Timeline
| 14:15-14:20 | Opening of the 2021 Richard-von-Mises-Lecture |
| 14:20-15:10 | Historical Talk: John von Neumann in Berlin: Ein ungarisch-jüdischer Mathematiker an der Friedrich-Wilhelms-Universität (1921-1933) (Dr. Ulf Hashagen) |
| 15:10-15:45 | Coffee Break |
| 15:45-16:45 | Richard-von-Mises-Lecture: The Representative Volume Element method in homogenization: how to minimize the statistical bias (Prof. Felix Otto) |
| 16:45-17:00 | Open discussion |
Abstracts
The Representative Volume Element method in homogenization: how to minimize the statistical biasProf. Felix Otto (MPI for Mathematics in the Sciences (Leipzig))

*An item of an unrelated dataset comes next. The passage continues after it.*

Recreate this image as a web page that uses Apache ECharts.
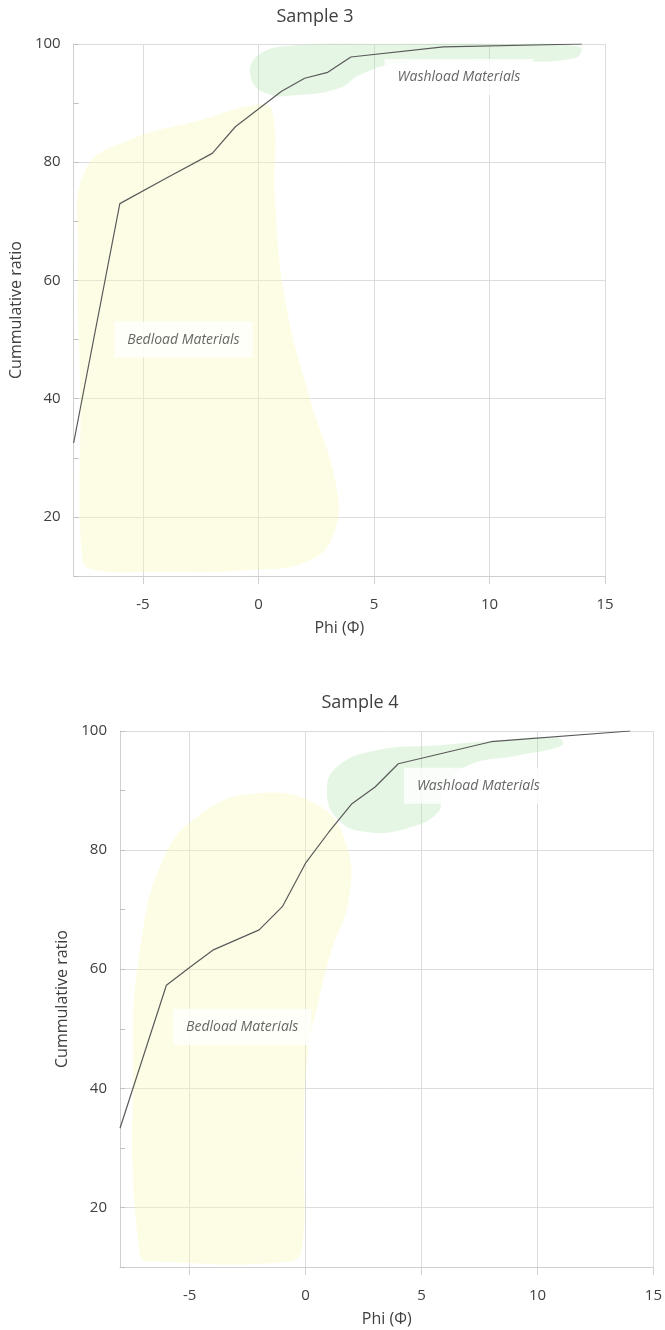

We are interested in the elastic or conductive behavior of a composite material,
as described by a non-constant coefficient field \(a=a(x)\) and the corresponding linear elliptic operator
\(-\nabla\cdot a\nabla\). Suppose that while the details of the heterogeneity are unknown,
its statistical behavior, in form of a probability distribution/ensemble of \(a\)'s, is known.
We study the Representative Volume Element (RVE) method, which is an engineering method to approximately
infer the effective behavior \(a_{\rm hom}\) of such a heterogeneous medium,
which we think of being statistically homogeneous/stationary.
The latter puts us into the context of (quantitative) stochastic homogenization.
In line with the theory of homogenization,
the RVE method proceeds by computing \(d=3\) (\(d\) denoting the space dimension) correctors,
however on a ''representative'' volume element, i.e. box with, say,
periodic boundary conditions. One message of the talk is: periodize the ensemble instead of its realizations!
By this we mean that it is better to sample from a suitably periodized ensemble
than to periodically extend the restriction of a realization \(a(x)\)
from the whole-space ensemble \(\langle\cdot\rangle\).
We make this point by investigating not just the fluctuations (or random error) but also
the bias (or systematic error), i.e.the difference between
\(a_{\rm hom}\) and the expected value of the RVE method,
in terms of its scaling w.r.t.the lateral size \(L\) of the box.
In case of periodizing \(a\),
we heuristically argue that this error is generically \(O(L^{-1})\).
In case of a suitable periodization of \(\langle\cdot\rangle\),
we rigorously show that it is \(O(L^{-d})\).
In fact, we give a characterization of the leading-order error term for
both strategies.
This relies on joint work with N.Clozeau, M.Josien, and Q. Xu; and
with numerical simulations by M.Schneider as well as B. & V.Khoromskij.
John von Neumann in Berlin: Ein ungarisch-jüdischer Mathematiker an der Friedrich-Wilhelms-Universität (1921-1933)
Dr. Ulf Hashagen (Deutsches Museum in Munich)
John von Neumann (*1903 Budapest; † 1957 Washington D.C.) wird heute zu den bedeutendsten Wissenschaftlern des 20. Jahrhunderts gezählt und ist für seine grundlegenden Beiträge zur reinen Mathematik (Mathematischen Logik, Maßtheorie, Spektraltheorie, Operatoren-Algebren), theoretischen Physik (Grundlagen der Quantenmechanik, Ergodentheorie), Wirtschaftswissenschaften (Spieltheorie) und Informatik (von-Neumann-Architektur, Scientific Computing) berühmt. Der Vortrag untersucht die frühe wissenschaftliche Karriere Neumanns als Student und Hochschullehrer an der Friedrich-Wilhelms-Universität in Berlin bis zu seiner Emigration in die USA im Jahr 1933 und diskutiert Neumanns Beziehungen zu den Berliner Mathematikprofessoren Erhard Schmid, Issai Schur und Richard von Mises. Weiterhin werden die Karrierechancen von ausländischen und jüdischen Mathematikern im deutschen Wissenschaftssystem der Weimarer Republik und die Gründe für Neumanns Emigration diskutiert.